9. In conclusione, mentre la ricerca scientifica su questi aspetti va sicuramente incoraggiata, sarebbe auspicabile in primo luogo che vengano considerati anche modelli alternativi a quello in uso (è di poche settimane fa un articolo di “Nature” che descrive un metodo basato sull’uso delle reti neurali). Inoltre, e soprattutto, sembra auspicabile una maggiore cautela per quanto riguardo l’aspetto “operational”, in particolare per quel che riguarda la gestione pubblica dei risultati.
E’ chiaro infatti che, mentre DPC può gestire – al suo interno – le informazioni di questo tipo con la consapevolezza dei limiti dello strumento, altrettanto non si può dire per quanto riguarda la relativa comunicazione a pubblico e media, che non dispongono di nessuna consapevolezza operativa sul da farsi.
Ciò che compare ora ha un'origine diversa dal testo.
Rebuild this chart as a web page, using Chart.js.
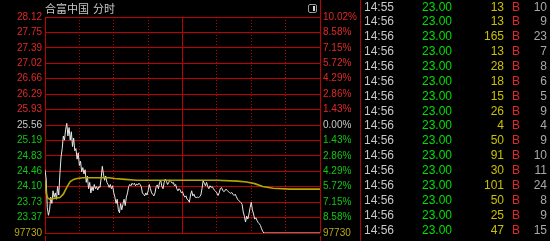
<!DOCTYPE html>
<html>
<head>
<meta charset="utf-8">
<script src="https://cdn.jsdelivr.net/npm/chart.js@4/dist/chart.umd.min.js"></script>
<style>
  html, body { margin:0; padding:0; background:#000; }
  #wrap { position:relative; width:550px; height:241px; background:#000; overflow:hidden; font-family:"Liberation Sans", Arial, sans-serif; }
  #chartBox { position:absolute; left:0; top:0; width:360px; height:241px; }
  .title { position:absolute; top:1px; font-family:"Noto Sans CJK SC", sans-serif; font-size:11px; color:#c8c8c8; line-height:14px; }
  .vline { position:absolute; width:1px; background:#c00000; }
  #icon { position:absolute; left:308px; top:4px; width:7px; height:7px; border:1px solid #9a9a9a; border-radius:2px; }
  #icon i { position:absolute; right:1px; top:1px; width:2px; height:5px; background:#d8d8d8; }
  #list { position:absolute; left:360px; top:0; width:190px; height:241px; border-left:1px solid #b00000; }
  .row { position:absolute; left:0; width:190px; height:15px; font-size:12px; line-height:15px; }
  .row span { position:absolute; top:0; }
  .t { left:3px; color:#c8c8c8; }
  .p { left:61px; color:#00e000; }
  .v { right:47px; color:#c8c000; text-align:right; }
  .s { left:151px; color:#e02828; }
  .c { right:4px; color:#a8a8a8; text-align:right; }
</style>
</head>
<body>
<div id="wrap">
  <div id="chartBox"><canvas id="c" width="360" height="241"></canvas></div>
  <div class="title" style="left:45px">合富中国</div>
  <div class="title" style="left:93px">分时</div>
  <div id="icon"><i></i></div>
  <div class="vline" style="left:320px; top:0; height:18px"></div>
  <div class="vline" style="left:320px; top:236px; height:5px"></div>
  <div class="vline" style="left:45px; top:236px; height:5px"></div>
  <div id="list"></div>
</div>
<script>
// ---- price axis (pre-close 25.56, ±10%) ----
const priceTicks = [28.12, 27.75, 27.39, 27.02, 26.66, 26.29, 25.93, 25.56, 25.19, 24.83, 24.46, 24.10, 23.73, 23.37, 23.00];
const leftLabels = ["28.12","27.75","27.39","27.02","26.66","26.29","25.93","25.56","25.19","24.83","24.46","24.10","23.73","23.37","97730"];
const rightLabels = ["10.02%","8.58%","7.15%","5.72%","4.29%","2.86%","1.43%","0.00%","1.43%","2.86%","4.29%","5.72%","7.15%","8.58%","97730"];
const labelColors = ["#e02828","#e02828","#e02828","#e02828","#e02828","#e02828","#e02828","#c8c8c8","#10c810","#10c810","#10c810","#10c810","#10c810","#10c810","#b8a818"];

// ---- time axis in minutes (0 = 09:30, 120 = 11:30/13:00, 240 = 15:00) ----
const sessionTicks = [0, 120, 240];
const hourTicks = [30, 60, 90, 150, 180, 210];

// ---- intraday price, one value per minute from 09:30 (minute 0) ----
const prices = [
  24.50,24.28,23.60,23.42,23.55,23.85,23.70,24.00,23.85,23.95,
  23.80,24.10,23.90,24.40,24.80,25.00,25.30,25.20,25.45,25.60,
  25.30,25.50,25.20,25.40,25.05,25.25,24.95,25.00,24.75,24.90,
  24.60,24.70,24.45,24.55,24.40,24.50,24.20,24.35,24.05,24.20,
  23.95,24.10,24.00,24.15,24.05,24.10,24.02,24.10,24.08,24.30,
  24.58,24.40,24.25,24.35,24.20,24.15,24.08,24.15,24.05,24.12,
  23.95,23.85,23.70,23.80,23.55,23.48,23.70,23.55,23.68,23.80,
  23.65,23.85,23.95,24.10,24.15,24.12,24.18,24.15,24.18,24.12,
  24.16,24.14,24.18,24.15,24.10,23.95,23.92,23.88,23.95,23.90,
  24.00,24.15,24.05,23.95,23.92,23.88,23.95,24.10,24.14,24.05,
  24.20,24.25,24.10,24.05,24.20,24.28,24.22,24.15,24.20,24.26,
  24.22,24.18,24.20,24.12,24.15,24.05,24.00,24.05,24.02,23.95,
  23.98,23.90,23.85,23.88,23.80,23.78,23.73,23.90,24.00,23.88,
  23.92,23.85,23.84,23.85,23.84,23.86,23.90,24.05,24.24,24.18,
  24.12,24.20,24.10,24.05,24.12,24.08,24.10,24.05,24.01,23.98,
  23.95,23.89,23.95,24.05,24.08,24.02,23.98,24.00,24.04,24.01,
  23.98,23.96,23.94,23.96,23.92,23.89,23.92,23.86,23.80,23.77,
  23.75,23.72,23.68,23.50,23.40,23.26,23.40,23.33,23.45,23.60,
  23.73,23.55,23.45,23.33,23.36,23.30,23.25,23.22,23.18,23.10,
  23.04,23.00
];
// limit-down tail
const tailMinutes = [205, 220, 240];
const tailPrices  = [23.00, 23.00, 23.00];

// ---- average price line (minute, price) ----
const avgMinutes = [0, 1, 2, 4, 8, 13, 16, 19, 22, 25, 28, 33, 56, 61, 70, 80, 150, 168, 176, 183, 190, 199, 214, 240];
const avgPrices  = [24.26, 23.95, 23.84, 23.80, 23.82, 23.84, 23.92, 24.08, 24.22, 24.27, 24.29, 24.31, 24.31, 24.29, 24.27, 24.25, 24.25, 24.23, 24.21, 24.17, 24.10, 24.06, 24.04, 24.04];

// ---- tick list ----
const tradeTimes  = ["14:55","14:56","14:56","14:56","14:56","14:56","14:56","14:56","14:56","14:56","14:56","14:56","14:56","14:56","14:56","14:56"];
const tradePrices = ["23.00","23.00","23.00","23.00","23.00","23.00","23.00","23.00","23.00","23.00","23.00","23.00","23.00","23.00","23.00","23.00"];
const tradeVols   = [13, 13, 165, 13, 28, 18, 15, 26, 4, 50, 91, 30, 101, 50, 25, 47];
const tradeSides  = ["B","B","B","B","B","B","B","B","B","B","B","B","B","B","B","B"];
const tradeCounts = [10, 9, 23, 7, 8, 6, 5, 9, 4, 9, 10, 11, 24, 8, 9, 15];

// build list
const list = document.getElementById('list');
const rowH = 14.87;
tradeTimes.forEach((t, i) => {
  const r = document.createElement('div');
  r.className = 'row';
  r.style.top = (i * rowH - 0.5) + 'px';
  r.innerHTML = '<span class="t">' + t + '</span><span class="p">' + tradePrices[i] +
    '</span><span class="v">' + tradeVols[i] + '</span><span class="s">' + tradeSides[i] +
    '</span><span class="c">' + tradeCounts[i] + '</span>';
  list.appendChild(r);
});

const priceData = prices.map((p, i) => ({x: i, y: p})).concat(tailMinutes.map((m, i) => ({x: m, y: tailPrices[i]})));
const avgData = avgMinutes.map((m, i) => ({x: m, y: avgPrices[i]}));

const setTicks = s => { s.ticks = priceTicks.map(v => ({value: v})); };

new Chart(document.getElementById('c'), {
  type: 'line',
  data: {
    datasets: [
      { data: avgData, borderColor: '#b4a800', borderWidth: 1.6, pointRadius: 0, tension: 0, xAxisID: 'x', yAxisID: 'y' },
      { data: priceData, borderColor: '#e8e8e8', borderWidth: 1, pointRadius: 0, tension: 0, xAxisID: 'x', yAxisID: 'y' }
    ]
  },
  options: {
    responsive: false,
    animation: false,
    devicePixelRatio: 1,
    layout: { padding: { top: 17, bottom: 5, left: 0, right: 0 } },
    plugins: { legend: { display: false }, tooltip: { enabled: false } },
    scales: {
      x: {
        type: 'linear', position: 'bottom', min: 0, max: 240,
        afterBuildTicks: s => { s.ticks = sessionTicks.map(v => ({value: v})); },
        ticks: { display: false, autoSkip: false },
        grid: { drawTicks: false, lineWidth: 1, color: '#c00000' },
        border: { display: false },
        afterFit: s => { s.height = 0; }
      },
      x2: {
        type: 'linear', position: 'bottom', min: 0, max: 240,
        afterBuildTicks: s => { s.ticks = hourTicks.map(v => ({value: v})); },
        ticks: { display: false, autoSkip: false },
        grid: { drawTicks: false, lineWidth: 1, color: '#c00000' },
        border: { display: false, dash: [1, 2] },
        afterFit: s => { s.height = 0; }
      },
      y: {
        type: 'linear', position: 'left', min: 23.00, max: 28.12,
        afterBuildTicks: setTicks,
        afterFit: s => { s.width = 45; },
        ticks: {
          autoSkip: false, padding: 3,
          font: { family: '"Liberation Sans", Arial, sans-serif', size: 10, lineHeight: 1 },
          color: ctx => labelColors[ctx.index],
          callback: (v, i) => leftLabels[i]
        },
        grid: { drawTicks: false, color: '#c00000', lineWidth: 1 },
        border: { display: false }
      },
      y2: {
        type: 'linear', position: 'right', min: 23.00, max: 28.12,
        afterBuildTicks: setTicks,
        afterFit: s => { s.width = 40; },
        ticks: {
          autoSkip: false, padding: 3,
          font: { family: '"Liberation Sans", Arial, sans-serif', size: 10, lineHeight: 1 },
          color: ctx => labelColors[ctx.index],
          callback: (v, i) => rightLabels[i]
        },
        grid: { display: false, drawTicks: false },
        border: { display: false }
      }
    }
  }
});
</script>
</body>
</html>
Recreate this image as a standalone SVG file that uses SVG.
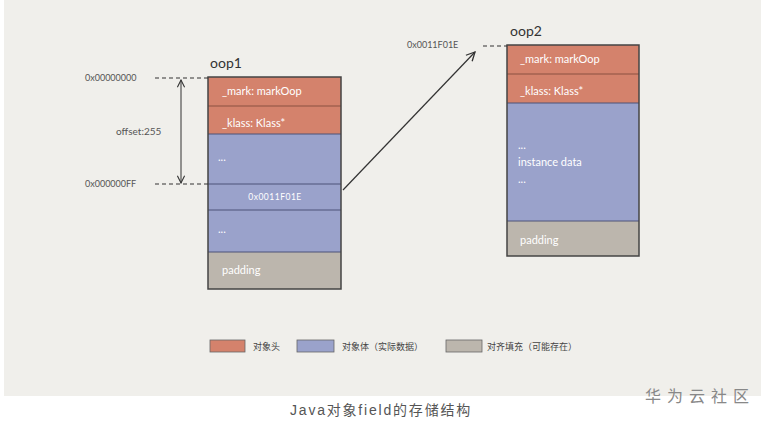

Siamo ben lontani insomma dal modello “a semaforo” (verde, giallo, rosso) tanto caro a media e non solo, sviluppato per altri tipi di fenomeni a evoluzione più lenta (es. alluvioni, eruzioni vulcaniche).
In questa situazione, infine, qualora dopo alcuni allarmi non dovesse verificarsi nessun evento disastroso, il pubblico potrebbe attribuire scarsa credibilità a metodo e comunicati, con le immaginabili conseguenze (modello “al lupo al lupo”).